En vertu de ce protocole, et en tant que gestionnaire du patrimoine ferroviaire de la Petite Ceinture, SNCF Immobilier a la responsabilité de veiller à ce que les terrains qu’elle administre restent compatibles avec des usages ferroviaires potentiels.
En autorisant des constructions incompatibles avec le gabarit ferroviaire, SNCF Immobilier adopte une approche strictement immobilière, axée sur la valorisation à court terme des terrains, au détriment de leur potentiel d’infrastructure de transport.
En clair : si ces aménagements par la Ville peuvent voir le jour (et de cette façon), c’est « grâce » au laisser-faire de SNCF Immobilier. Est-ce par opportunisme ou par ignorance ?
Lors du Salon des Maires de France, qui s’est tenu du 18 au 20 novembre dernier, les représentants de la filiale semblaient déjà considérer que la Ville était propriétaire des emprises, et était libre de procéder comme bon lui semblait !
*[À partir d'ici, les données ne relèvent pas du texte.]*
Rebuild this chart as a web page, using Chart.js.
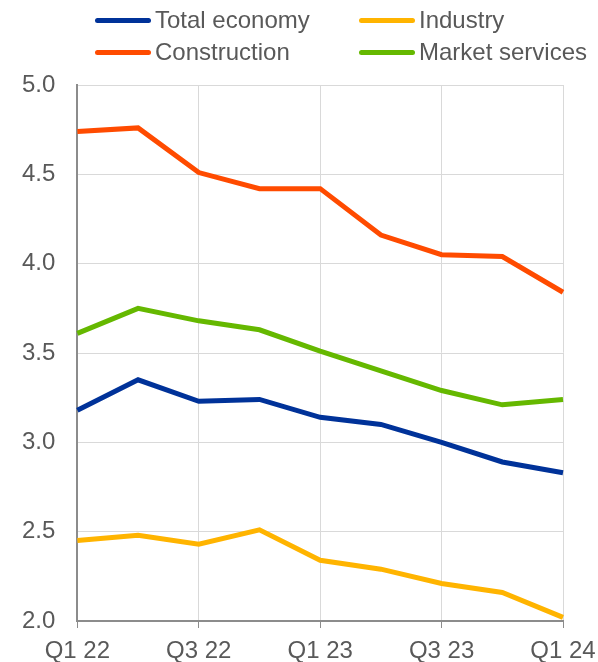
<!DOCTYPE html>
<html>
<head>
<meta charset="utf-8">
<script src="https://cdn.jsdelivr.net/npm/chart.js@4/dist/chart.umd.min.js"></script>
<style>
    html, body { margin: 0; padding: 0; background: #fff; }
    #wrap { position: relative; width: 598px; height: 662px; }
    #legend { position: absolute; left: 0; top: 0; width: 598px; height: 70px;
        font-family: "Liberation Sans", Arial, sans-serif; font-size: 24px; color: #595959; }
    .item { position: absolute; display: flex; align-items: center; height: 28px; white-space: nowrap; }
    .swatch { width: 56px; height: 5px; border-radius: 3px; margin-right: 4px; }
</style>
</head>
<body>
<div id="wrap">
    <canvas id="lineChart" width="598" height="662"></canvas>
    <div id="legend"></div>
</div>
<script>
const quarters = ['Q1 22', 'Q2 22', 'Q3 22', 'Q4 22', 'Q1 23', 'Q2 23', 'Q3 23', 'Q4 23', 'Q1 24'];
const totalEconomy = [3.18, 3.35, 3.23, 3.24, 3.14, 3.10, 3.00, 2.89, 2.83];
const industry = [2.45, 2.48, 2.43, 2.51, 2.34, 2.29, 2.21, 2.16, 2.02];
const construction = [4.74, 4.76, 4.51, 4.42, 4.42, 4.16, 4.05, 4.04, 3.84];
const marketServices = [3.61, 3.75, 3.68, 3.63, 3.51, 3.40, 3.29, 3.21, 3.24];
const yTicks = [2.0, 2.5, 3.0, 3.5, 4.0, 4.5, 5.0];

document.addEventListener('DOMContentLoaded', function() {
    const ctx = document.getElementById('lineChart').getContext('2d');
    const textColor = '#595959';
    const axisColor = '#8c8c8c';
    const gridColor = '#d9d9d9';
    const fontFamily = '"Liberation Sans", Arial, sans-serif';

    function series(label, data, color) {
        return {
            label: label,
            data: data,
            borderColor: color,
            backgroundColor: color,
            borderWidth: 5,
            pointRadius: 0,
            tension: 0,
            fill: false
        };
    }

    const datasets = [
        series('Total economy', totalEconomy, '#003299'),
        series('Industry', industry, '#ffb400'),
        series('Construction', construction, '#ff4b00'),
        series('Market services', marketServices, '#65b800')
    ];

    const chart = new Chart(ctx, {
        type: 'line',
        data: { labels: quarters, datasets: datasets },
        options: {
            responsive: false,
            animation: false,
            devicePixelRatio: 1,
            layout: { padding: { top: 85, left: 0, right: 35, bottom: -12 } },
            plugins: {
                legend: { display: false },
                tooltip: { enabled: false }
            },
            scales: {
                x: {
                    grid: { color: gridColor, tickColor: axisColor, tickLength: 7 },
                    border: { color: axisColor, width: 2 },
                    // keep the plot edges where the layout padding puts them
                    afterFit: function(axis) {
                        axis.paddingLeft = 0;
                        axis.paddingRight = 0;
                    },
                    ticks: {
                        autoSkip: false,
                        maxRotation: 0,
                        padding: 11,
                        color: textColor,
                        font: { family: fontFamily, size: 24, lineHeight: 1 },
                        callback: function(value, index) {
                            return index % 2 === 0 ? quarters[index] : null;
                        }
                    }
                },
                y: {
                    min: yTicks[0],
                    max: yTicks[yTicks.length - 1],
                    grid: { color: gridColor, drawTicks: false },
                    border: { color: axisColor, width: 2 },
                    afterBuildTicks: function(axis) {
                        axis.ticks = yTicks.map(v => ({ value: v }));
                    },
                    ticks: {
                        padding: 22,
                        color: textColor,
                        font: { family: fontFamily, size: 24 },
                        callback: value => Number(value).toFixed(1)
                    }
                }
            }
        }
    });

    // html legend, two columns like the original
    const legend = document.getElementById('legend');
    const columns = [95, 359];
    const rows = [6, 38];
    chart.data.datasets.forEach(function(ds, i) {
        const item = document.createElement('div');
        item.className = 'item';
        item.style.left = columns[i % 2] + 'px';
        item.style.top = rows[Math.floor(i / 2)] + 'px';
        const swatch = document.createElement('span');
        swatch.className = 'swatch';
        swatch.style.background = ds.borderColor;
        const text = document.createElement('span');
        text.textContent = ds.label;
        item.appendChild(swatch);
        item.appendChild(text);
        legend.appendChild(item);
    });
});
</script>
</body>
</html>
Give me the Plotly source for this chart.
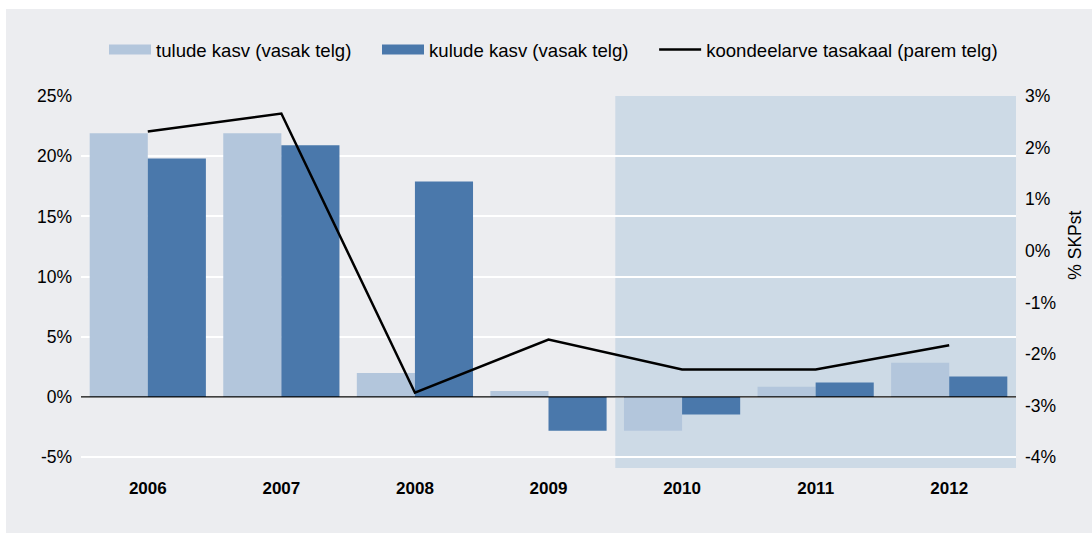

La Petite Ceinture, un atout précieux mais menacé par un cruel manque d’ambition
Une fois encore, notre association rappelle que la Petite Ceinture est une infrastructure unique, qui conserve un potentiel stratégique pour des projets ferroviaires (fret urbain, navettes locales, résilience du réseau en cas de perturbations).
De fait, en ne préservant pas cet usage, SNCF Immobilier compromet la possibilité de réutiliser cette infrastructure dans le futur. Il semblerait opportun (euphémisme) que SNCF Immo adopte une posture plus proactive en se rappelant de la dimension ferroviaire de la PC, en cohérence avec les engagements du Groupe SNCF en matière de transports écologiques !
En termes de logistique urbaine, la Petite Ceinture est un outil précieux pour permettre à Paris d’atteindre ses objectifs environnementaux. Car cette solution, encore sous-exploitée – mais très prometteuse – pourrait réduire les flux de camions en ville.
En autorisant des aménagements qui empiètent sur le gabarit ferroviaire, SNCF Immobilier et la Ville de Paris semblent privilégier une gestion à court terme, sans prendre en compte le potentiel stratégique de la Petite Ceinture pour des projets de transport durable. Ce que notre association ne peut que regretter.